Although a report in the Punch newspaper suggests that the CBN is now working on a version of the e-naira app for the unbanked, it does not specify when this will be available. The CBN’s apparent inability to manage this CBDC has led players in Nigeria’s blockchain industry to question the central bank’s ability to manage it.

According to one crypto expert quoted by Cryptoassetbuyer, the CBN’s failure to roll out the CBDC that is accessible to all Nigerians means that the central bank is unlikely to achieve its primary goal of bringing financial services to Nigeria’s unbanked population. Chiagozie Iwu, the founder of Naijacrypto and CEO of CI Cryptosolutions, explained the situation.

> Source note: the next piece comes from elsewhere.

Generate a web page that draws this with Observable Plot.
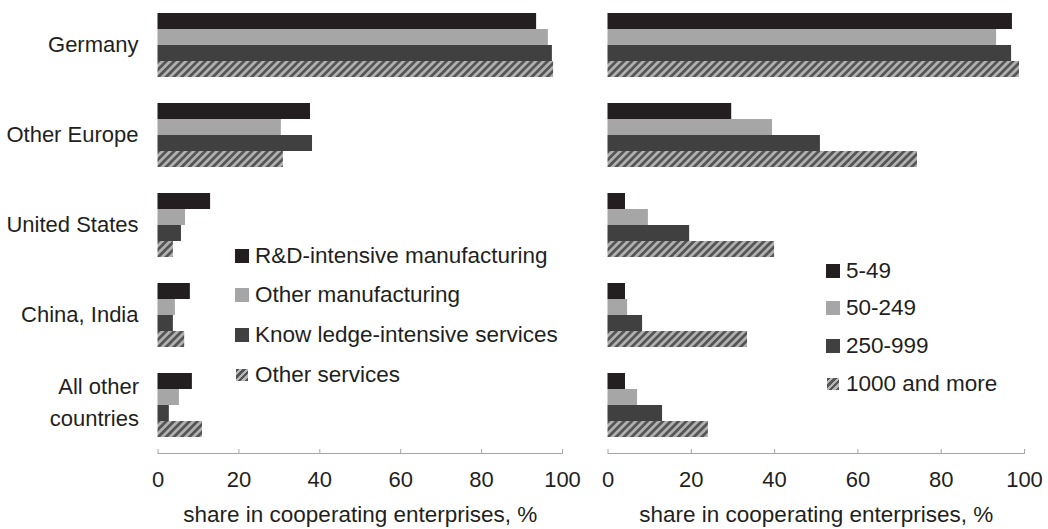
<!DOCTYPE html>
<html><head><meta charset="utf-8">
<script src="https://cdn.jsdelivr.net/npm/d3@7"></script>
<script src="https://cdn.jsdelivr.net/npm/@observablehq/plot@0.6"></script>
<style>
html,body{margin:0;padding:0;background:#fff;}
#chart{position:relative;width:1048px;height:529px;font-family:"Liberation Sans",Arial,sans-serif;color:#231f20;overflow:hidden;}
.panel{position:absolute;top:0;}
.legend{position:absolute;top:0;font-size:22.5px;}
.item{position:absolute;left:0;display:flex;align-items:center;white-space:nowrap;transform:translateY(-50%);}
.sw{width:14px;height:14px;margin-right:6px;flex:none;}
</style></head><body><div id="chart"></div>
<script>
// ---- data ----
const countries = ["Germany", "Other Europe", "United States", "China, India", "All other countries"];
const countryLabels = ["Germany", "Other Europe", "United States", "China, India", "All other\ncountries"];
const sectors = ["R&D-intensive manufacturing", "Other manufacturing", "Know ledge-intensive services", "Other services"];
const sizes = ["5-49", "50-249", "250-999", "1000 and more"];
// share values per series, in country order
const rdManufacturing   = [93.6, 37.7, 13.0, 8.0, 8.5];
const otherManufacturing = [96.5, 30.5, 6.8, 4.3, 5.3];
const knowledgeServices = [97.5, 38.2, 5.8, 3.8, 2.8];
const otherServices     = [97.8, 31.0, 3.8, 6.6, 11.0];
const size5to49    = [97.1, 29.7, 4.2, 4.2, 4.2];
const size50to249  = [93.3, 39.5, 9.7, 4.7, 7.1];
const size250to999 = [96.9, 51.0, 19.6, 8.3, 13.1];
const size1000plus = [98.8, 74.3, 40.0, 33.5, 24.1];
const xTicks = [0, 20, 40, 60, 80, 100];
const xTitle = "share in cooperating enterprises, %";

// ---- styling ----
const FONT = '"Liberation Sans", Arial, sans-serif';
const TEXT = "#231f20";
const AXIS = "#a6a6a6";
const baseColors = ["#231f20", "#a6a6a6", "#404040", "HATCH"];

function hatchDefs(id) {
  const ns = "http://www.w3.org/2000/svg";
  const defs = document.createElementNS(ns, "defs");
  defs.innerHTML = `<pattern id="${id}" patternUnits="userSpaceOnUse" width="5.5" height="5.5" patternTransform="rotate(45)">
    <rect width="5.5" height="5.5" fill="#b0b0b0"></rect>
    <rect width="2.75" height="5.5" fill="#555555"></rect></pattern>`;
  return defs;
}

function panel({series, values, width, marginLeft, marginRight, showCountries, patternId}) {
  const data = [];
  countries.forEach((c, i) => series.forEach((s, j) => data.push({country: c, series: s, value: values[j][i]})));
  const range = baseColors.map(c => c === "HATCH" ? `url(#${patternId})` : c);
  const marks = [
    Plot.barX(data, {fy: "country", y: "series", x: "value", fill: "series"}),
    Plot.frame({anchor: "bottom", facetAnchor: "bottom", dy: 16, stroke: AXIS}),
    Plot.axisX({ticks: xTicks, tickSize: 4, dy: 12, tickPadding: 18, stroke: AXIS, fill: TEXT, label: null, fontSize: 22, tickFormat: d => String(d)}),
    Plot.text([xTitle], {text: d => d, frameAnchor: "bottom", facetAnchor: "bottom", dy: 84, fontSize: 22.5, fill: TEXT})
  ];
  if (showCountries) {
    const fmt = d => countryLabels[countries.indexOf(d)];
    const single = countries.filter((d, i) => !countryLabels[i].includes("\n"));
    const multi = countries.filter((d, i) => countryLabels[i].includes("\n"));
    marks.push(Plot.axisFy({ticks: single, anchor: "left", tickSize: 0, tickPadding: 19.5, label: null, fill: TEXT, fontSize: 22, tickFormat: fmt}));
    marks.push(Plot.axisFy({ticks: multi, anchor: "left", tickSize: 0, tickPadding: 19, label: null, fill: TEXT, fontSize: 22, lineHeight: 1.42, dy: -5, tickFormat: fmt}));
  }
  const svg = Plot.plot({
    width, height: 529, marginTop: 12, marginBottom: 92, marginLeft, marginRight,
    style: {fontFamily: FONT, fontSize: "22px", color: TEXT, background: "transparent"},
    x: {domain: [0, 100], label: null},
    y: {domain: series, padding: 0, axis: null},
    fy: {domain: countries, paddingInner: 0.278, paddingOuter: 0, label: null, axis: showCountries ? undefined : null},
    color: {domain: series, range},
    marks
  });
  svg.prepend(hatchDefs(patternId));
  return svg;
}

function legend(series, left, centers) {
  const div = document.createElement("div");
  div.className = "legend";
  div.style.left = left + "px";
  series.forEach((s, i) => {
    const item = document.createElement("div");
    item.className = "item";
    item.style.top = centers[i] + "px";
    const sw = document.createElement("span");
    sw.className = "sw";
    if (baseColors[i] === "HATCH") {
      sw.style.background = "repeating-linear-gradient(135deg, #555 0 2.4px, #b8b8b8 2.4px 4.8px)";
      sw.style.width = "12px"; sw.style.height = "12px"; sw.style.marginLeft = "1px"; sw.style.marginRight = "7px";
    } else sw.style.background = baseColors[i];
    const tx = document.createElement("span");
    tx.textContent = s;
    item.append(sw, tx);
    div.append(item);
  });
  return div;
}

const chart = document.getElementById("chart");
const left = document.createElement("div"); left.className = "panel"; left.style.left = "0px";
left.append(panel({series: sectors, values: [rdManufacturing, otherManufacturing, knowledgeServices, otherServices],
  width: 590, marginLeft: 157.5, marginRight: 28, showCountries: true, patternId: "hatchA"}));
const right = document.createElement("div"); right.className = "panel"; right.style.left = "590px";
right.append(panel({series: sizes, values: [size5to49, size50to249, size250to999, size1000plus],
  width: 458, marginLeft: 17.5, marginRight: 24, showCountries: false, patternId: "hatchB"}));
chart.append(left, right);
chart.append(legend(sectors, 235, [256, 295, 335, 375]));
chart.append(legend(sizes, 826, [271, 308, 346, 384]));
</script></body></html>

Firstly, the app requires me to use my bank’s app before I am able to transact with it; so what service does it offer me that my banks don’t already offer? So it doesn’t look to me that the CBN is targeting people that do not have a bank account. Obviously, anybody with a smartphone to download an app should also have a bank account in the first place. The fact that I have to use my bank account to log in defeats the saying that they are going to “bank the unbank.”

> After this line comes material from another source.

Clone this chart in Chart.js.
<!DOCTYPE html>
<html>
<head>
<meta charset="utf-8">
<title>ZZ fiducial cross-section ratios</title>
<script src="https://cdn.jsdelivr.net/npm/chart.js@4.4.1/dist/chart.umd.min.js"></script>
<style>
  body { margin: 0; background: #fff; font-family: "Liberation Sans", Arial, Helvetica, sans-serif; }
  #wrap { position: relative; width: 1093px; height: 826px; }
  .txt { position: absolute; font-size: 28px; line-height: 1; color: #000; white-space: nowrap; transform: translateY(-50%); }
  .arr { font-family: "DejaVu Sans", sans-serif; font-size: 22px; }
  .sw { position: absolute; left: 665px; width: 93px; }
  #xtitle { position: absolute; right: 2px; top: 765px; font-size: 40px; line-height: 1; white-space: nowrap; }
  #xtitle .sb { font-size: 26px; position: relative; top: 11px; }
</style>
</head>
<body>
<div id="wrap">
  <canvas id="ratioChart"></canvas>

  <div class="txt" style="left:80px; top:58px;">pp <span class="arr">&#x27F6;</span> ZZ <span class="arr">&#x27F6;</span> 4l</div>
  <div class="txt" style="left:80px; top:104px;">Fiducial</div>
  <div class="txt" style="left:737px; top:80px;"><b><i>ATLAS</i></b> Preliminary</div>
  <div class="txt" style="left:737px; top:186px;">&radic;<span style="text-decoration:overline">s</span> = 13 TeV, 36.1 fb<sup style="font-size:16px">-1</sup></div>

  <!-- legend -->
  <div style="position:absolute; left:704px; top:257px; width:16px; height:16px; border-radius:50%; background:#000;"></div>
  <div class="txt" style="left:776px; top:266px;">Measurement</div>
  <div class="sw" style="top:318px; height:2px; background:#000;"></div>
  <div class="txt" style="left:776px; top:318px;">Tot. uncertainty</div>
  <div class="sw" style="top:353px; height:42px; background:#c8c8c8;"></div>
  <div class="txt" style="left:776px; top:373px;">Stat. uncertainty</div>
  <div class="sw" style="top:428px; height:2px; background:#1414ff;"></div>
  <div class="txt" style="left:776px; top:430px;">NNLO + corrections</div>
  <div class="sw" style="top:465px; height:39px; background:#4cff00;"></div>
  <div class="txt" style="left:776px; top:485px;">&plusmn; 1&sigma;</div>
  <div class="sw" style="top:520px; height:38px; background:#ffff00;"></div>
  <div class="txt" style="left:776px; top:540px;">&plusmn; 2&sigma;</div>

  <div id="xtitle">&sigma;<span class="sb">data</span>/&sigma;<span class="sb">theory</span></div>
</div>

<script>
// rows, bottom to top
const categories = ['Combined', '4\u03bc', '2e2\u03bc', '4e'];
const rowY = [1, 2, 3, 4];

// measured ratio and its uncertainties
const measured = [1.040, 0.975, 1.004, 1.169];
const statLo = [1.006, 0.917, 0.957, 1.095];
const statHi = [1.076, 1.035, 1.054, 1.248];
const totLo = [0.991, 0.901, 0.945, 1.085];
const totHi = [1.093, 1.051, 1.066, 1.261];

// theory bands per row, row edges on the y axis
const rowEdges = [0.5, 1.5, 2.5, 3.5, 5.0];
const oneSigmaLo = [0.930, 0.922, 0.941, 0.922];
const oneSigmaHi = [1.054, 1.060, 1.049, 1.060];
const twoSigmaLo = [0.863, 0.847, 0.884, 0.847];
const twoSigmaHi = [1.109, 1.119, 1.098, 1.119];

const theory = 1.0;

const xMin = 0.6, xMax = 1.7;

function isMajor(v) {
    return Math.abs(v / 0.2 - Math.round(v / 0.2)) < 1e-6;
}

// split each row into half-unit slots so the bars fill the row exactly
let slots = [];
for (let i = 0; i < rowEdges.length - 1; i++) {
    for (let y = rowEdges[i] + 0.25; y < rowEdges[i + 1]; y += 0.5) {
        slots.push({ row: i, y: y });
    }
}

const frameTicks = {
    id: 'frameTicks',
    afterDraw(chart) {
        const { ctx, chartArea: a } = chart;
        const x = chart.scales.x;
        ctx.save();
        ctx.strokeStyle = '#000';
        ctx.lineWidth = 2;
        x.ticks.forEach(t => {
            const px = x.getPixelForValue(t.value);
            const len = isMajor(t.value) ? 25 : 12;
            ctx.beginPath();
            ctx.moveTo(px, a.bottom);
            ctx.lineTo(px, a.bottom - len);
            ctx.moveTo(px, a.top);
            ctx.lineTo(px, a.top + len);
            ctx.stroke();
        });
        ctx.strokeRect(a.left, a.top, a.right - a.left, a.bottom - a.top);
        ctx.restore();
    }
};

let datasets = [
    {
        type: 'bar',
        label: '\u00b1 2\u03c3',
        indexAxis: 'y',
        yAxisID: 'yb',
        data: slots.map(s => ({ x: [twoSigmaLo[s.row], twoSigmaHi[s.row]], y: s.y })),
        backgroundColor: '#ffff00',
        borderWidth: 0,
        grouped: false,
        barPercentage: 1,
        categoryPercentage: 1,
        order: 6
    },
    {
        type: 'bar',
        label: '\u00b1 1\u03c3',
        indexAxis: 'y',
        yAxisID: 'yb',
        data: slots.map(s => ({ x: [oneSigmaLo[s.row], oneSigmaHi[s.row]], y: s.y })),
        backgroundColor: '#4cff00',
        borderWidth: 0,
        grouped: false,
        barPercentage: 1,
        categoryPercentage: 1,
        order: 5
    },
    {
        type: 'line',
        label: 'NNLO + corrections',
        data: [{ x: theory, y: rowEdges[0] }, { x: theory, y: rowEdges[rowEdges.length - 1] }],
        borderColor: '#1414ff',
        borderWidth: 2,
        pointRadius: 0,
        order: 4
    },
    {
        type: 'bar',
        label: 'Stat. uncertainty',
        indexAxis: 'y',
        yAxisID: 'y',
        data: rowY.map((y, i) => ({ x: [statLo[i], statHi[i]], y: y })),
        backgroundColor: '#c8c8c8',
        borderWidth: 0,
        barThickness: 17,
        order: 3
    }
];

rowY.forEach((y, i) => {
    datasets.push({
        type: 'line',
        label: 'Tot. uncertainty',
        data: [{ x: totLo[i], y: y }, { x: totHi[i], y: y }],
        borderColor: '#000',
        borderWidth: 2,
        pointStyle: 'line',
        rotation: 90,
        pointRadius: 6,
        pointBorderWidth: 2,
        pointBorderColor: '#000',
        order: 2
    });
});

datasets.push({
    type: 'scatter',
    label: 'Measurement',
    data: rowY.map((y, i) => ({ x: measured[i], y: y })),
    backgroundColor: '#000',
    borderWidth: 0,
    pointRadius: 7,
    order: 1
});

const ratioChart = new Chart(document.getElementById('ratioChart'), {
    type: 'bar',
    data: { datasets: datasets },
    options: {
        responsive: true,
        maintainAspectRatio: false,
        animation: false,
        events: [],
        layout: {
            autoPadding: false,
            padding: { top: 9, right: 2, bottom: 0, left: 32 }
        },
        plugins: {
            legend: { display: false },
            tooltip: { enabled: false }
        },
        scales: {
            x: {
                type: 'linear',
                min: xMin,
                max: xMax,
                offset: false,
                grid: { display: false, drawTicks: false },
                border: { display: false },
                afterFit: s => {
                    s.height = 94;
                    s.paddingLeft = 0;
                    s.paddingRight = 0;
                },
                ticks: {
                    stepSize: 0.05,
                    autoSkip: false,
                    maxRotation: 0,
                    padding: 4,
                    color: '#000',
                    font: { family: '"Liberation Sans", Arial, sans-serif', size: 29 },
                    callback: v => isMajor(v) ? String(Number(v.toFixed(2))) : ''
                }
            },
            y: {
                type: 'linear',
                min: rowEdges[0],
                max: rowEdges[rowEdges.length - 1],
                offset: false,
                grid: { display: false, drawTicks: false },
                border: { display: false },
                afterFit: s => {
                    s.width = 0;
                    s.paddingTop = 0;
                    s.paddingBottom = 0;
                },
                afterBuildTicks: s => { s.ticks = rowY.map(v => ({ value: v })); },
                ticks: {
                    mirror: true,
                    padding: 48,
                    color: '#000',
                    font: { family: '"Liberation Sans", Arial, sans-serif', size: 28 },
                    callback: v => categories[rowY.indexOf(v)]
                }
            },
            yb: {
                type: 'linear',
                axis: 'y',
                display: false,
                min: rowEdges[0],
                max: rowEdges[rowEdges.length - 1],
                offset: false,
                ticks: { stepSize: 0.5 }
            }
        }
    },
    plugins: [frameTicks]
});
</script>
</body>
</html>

Despite the CBN’s repeated promises that its CBDC wallet would allow non-smartphone users to transact with the digital currency, this service was still unavailable at the time of writing.

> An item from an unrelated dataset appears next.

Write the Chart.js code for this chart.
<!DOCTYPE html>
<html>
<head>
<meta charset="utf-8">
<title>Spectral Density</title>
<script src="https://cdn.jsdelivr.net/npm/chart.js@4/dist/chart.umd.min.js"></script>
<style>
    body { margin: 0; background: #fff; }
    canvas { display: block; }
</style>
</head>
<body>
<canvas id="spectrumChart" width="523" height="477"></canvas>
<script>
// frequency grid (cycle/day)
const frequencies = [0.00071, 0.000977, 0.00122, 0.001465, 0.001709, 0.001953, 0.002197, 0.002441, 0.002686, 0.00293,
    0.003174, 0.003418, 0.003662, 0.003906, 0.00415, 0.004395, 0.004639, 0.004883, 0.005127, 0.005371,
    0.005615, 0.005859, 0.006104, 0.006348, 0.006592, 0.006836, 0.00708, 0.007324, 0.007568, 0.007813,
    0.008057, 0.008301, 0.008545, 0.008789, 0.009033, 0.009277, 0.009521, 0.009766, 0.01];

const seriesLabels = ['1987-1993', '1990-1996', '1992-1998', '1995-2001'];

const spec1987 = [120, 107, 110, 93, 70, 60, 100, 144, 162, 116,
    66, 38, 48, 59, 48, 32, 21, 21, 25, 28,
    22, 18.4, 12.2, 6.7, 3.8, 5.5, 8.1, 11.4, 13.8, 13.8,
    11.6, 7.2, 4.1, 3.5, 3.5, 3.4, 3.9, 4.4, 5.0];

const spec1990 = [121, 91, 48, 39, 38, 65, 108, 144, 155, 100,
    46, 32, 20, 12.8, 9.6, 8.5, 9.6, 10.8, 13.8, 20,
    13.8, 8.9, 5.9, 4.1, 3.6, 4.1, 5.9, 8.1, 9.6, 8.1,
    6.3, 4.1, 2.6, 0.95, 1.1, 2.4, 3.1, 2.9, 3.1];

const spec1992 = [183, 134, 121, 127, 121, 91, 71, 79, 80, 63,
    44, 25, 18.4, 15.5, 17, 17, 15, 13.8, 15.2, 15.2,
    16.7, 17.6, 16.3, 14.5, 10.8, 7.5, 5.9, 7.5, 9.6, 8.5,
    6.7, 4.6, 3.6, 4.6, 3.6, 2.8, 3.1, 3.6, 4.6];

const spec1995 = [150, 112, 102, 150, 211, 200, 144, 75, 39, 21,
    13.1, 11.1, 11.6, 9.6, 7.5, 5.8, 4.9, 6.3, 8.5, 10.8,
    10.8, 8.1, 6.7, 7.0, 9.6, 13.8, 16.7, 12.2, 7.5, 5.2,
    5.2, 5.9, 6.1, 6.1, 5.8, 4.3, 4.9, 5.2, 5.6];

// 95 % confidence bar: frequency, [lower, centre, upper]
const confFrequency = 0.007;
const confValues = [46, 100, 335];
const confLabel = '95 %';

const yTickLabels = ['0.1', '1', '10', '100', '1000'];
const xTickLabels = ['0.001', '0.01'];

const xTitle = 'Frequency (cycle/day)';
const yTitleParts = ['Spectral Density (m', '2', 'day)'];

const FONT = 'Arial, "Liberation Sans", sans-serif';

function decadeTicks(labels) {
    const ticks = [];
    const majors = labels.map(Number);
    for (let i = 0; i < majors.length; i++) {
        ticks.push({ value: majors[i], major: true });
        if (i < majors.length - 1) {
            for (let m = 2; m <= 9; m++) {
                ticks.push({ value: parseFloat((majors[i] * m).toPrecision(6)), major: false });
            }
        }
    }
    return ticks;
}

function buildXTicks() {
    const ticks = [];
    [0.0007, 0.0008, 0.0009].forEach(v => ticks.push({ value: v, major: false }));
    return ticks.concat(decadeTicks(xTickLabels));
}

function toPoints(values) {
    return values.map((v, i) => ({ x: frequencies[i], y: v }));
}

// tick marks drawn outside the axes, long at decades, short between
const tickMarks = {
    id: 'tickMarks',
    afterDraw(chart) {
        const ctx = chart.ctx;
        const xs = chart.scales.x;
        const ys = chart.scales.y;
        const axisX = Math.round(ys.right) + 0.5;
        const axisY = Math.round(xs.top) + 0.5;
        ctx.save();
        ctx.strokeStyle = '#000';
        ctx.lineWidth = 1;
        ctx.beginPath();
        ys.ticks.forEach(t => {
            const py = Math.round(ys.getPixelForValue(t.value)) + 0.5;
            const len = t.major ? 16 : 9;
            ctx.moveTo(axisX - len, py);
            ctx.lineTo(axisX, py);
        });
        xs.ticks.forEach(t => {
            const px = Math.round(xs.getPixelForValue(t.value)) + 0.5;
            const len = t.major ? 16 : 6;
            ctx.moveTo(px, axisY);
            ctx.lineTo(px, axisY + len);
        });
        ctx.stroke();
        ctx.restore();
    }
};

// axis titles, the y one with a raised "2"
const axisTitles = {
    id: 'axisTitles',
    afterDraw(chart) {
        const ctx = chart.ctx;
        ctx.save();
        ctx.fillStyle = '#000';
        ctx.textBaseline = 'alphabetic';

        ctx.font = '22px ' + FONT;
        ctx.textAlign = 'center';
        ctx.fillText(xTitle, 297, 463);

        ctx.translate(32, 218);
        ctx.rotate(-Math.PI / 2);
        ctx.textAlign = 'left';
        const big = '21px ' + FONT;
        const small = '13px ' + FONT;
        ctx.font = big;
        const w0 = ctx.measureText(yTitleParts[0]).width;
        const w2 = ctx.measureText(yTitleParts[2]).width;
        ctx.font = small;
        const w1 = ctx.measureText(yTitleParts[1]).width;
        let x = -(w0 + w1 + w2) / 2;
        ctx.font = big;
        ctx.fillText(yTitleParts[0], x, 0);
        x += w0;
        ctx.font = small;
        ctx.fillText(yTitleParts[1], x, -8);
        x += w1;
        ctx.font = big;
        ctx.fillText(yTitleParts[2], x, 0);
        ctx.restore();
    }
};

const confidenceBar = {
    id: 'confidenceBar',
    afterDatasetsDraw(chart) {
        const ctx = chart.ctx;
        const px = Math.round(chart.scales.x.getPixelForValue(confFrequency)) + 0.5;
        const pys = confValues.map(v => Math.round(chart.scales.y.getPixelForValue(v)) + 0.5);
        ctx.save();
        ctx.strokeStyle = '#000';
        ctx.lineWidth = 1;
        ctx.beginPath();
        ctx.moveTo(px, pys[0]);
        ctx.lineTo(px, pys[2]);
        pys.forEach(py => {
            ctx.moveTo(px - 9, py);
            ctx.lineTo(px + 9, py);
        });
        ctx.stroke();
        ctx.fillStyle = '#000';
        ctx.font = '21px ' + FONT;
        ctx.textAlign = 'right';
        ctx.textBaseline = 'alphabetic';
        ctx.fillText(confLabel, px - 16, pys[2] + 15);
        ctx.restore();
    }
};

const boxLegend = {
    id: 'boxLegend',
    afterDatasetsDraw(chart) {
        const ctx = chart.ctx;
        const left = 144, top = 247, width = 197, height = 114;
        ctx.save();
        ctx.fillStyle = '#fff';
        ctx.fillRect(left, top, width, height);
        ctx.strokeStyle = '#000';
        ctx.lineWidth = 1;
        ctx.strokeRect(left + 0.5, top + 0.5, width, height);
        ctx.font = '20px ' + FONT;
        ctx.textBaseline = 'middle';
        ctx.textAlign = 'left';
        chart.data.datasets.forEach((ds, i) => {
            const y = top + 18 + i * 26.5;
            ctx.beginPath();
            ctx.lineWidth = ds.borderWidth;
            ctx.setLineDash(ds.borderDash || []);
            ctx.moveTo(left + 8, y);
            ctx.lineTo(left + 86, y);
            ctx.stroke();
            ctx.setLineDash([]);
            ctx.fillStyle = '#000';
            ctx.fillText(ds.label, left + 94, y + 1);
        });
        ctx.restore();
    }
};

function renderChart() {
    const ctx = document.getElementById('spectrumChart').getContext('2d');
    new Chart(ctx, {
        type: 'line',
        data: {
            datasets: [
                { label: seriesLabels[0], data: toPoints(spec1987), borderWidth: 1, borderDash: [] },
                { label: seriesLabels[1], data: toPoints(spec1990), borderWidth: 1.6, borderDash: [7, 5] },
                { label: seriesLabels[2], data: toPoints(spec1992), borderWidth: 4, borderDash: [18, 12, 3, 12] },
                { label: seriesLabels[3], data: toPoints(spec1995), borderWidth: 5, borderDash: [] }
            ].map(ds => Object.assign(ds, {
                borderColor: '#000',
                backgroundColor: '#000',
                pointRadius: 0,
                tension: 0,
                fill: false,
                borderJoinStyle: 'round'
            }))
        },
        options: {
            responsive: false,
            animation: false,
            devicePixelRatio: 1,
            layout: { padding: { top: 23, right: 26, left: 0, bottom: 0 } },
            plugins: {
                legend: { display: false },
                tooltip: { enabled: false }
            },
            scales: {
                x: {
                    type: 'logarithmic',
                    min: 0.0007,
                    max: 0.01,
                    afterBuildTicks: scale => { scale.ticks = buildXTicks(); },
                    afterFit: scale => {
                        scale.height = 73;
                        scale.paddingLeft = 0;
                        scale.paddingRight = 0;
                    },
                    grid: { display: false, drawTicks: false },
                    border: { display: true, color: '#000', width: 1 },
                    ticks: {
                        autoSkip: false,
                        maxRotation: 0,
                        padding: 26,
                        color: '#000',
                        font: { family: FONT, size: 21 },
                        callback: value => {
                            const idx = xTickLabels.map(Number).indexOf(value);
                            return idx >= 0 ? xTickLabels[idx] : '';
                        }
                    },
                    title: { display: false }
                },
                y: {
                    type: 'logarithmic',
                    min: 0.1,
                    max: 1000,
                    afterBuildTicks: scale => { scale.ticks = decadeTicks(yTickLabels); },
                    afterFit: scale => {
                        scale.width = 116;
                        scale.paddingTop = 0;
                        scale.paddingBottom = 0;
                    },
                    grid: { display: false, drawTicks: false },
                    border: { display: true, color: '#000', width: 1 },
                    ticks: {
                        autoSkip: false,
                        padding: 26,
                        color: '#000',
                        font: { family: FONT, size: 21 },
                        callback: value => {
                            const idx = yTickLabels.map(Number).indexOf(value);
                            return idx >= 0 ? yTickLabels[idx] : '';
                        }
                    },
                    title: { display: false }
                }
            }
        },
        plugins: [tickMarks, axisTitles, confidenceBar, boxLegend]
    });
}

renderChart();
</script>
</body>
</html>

Meanwhile, in addition to not being available to feature phone users, the e-naira app, according to Iwu, could be the result of haphazard planning. While admitting that the e-naira app, like other applications, may have a few “bugs,” Iwu suggested that this could have been avoided if the CBN had used the funds set aside for the project properly.

A beta test, according to Charles Okaformbah, CTO at Convexity, could have prevented the CBN from releasing the faulty app. Okaformbah is quoted in the report as saying:

I think that if the app developers had done a lot of tests — say close testing of the application with some selected group of people outside the development team — I believe some of the issues would have been noticed and fixed.

Lloyd Onaghinon, an economist, believes that collaboration between the CBN and players in Nigeria’s blockchain industry could have resulted in a much better final product.

The Cryptoassetbuyer report concludes that there is a noticeable trust deficit and that the onus is on the CBN to address this.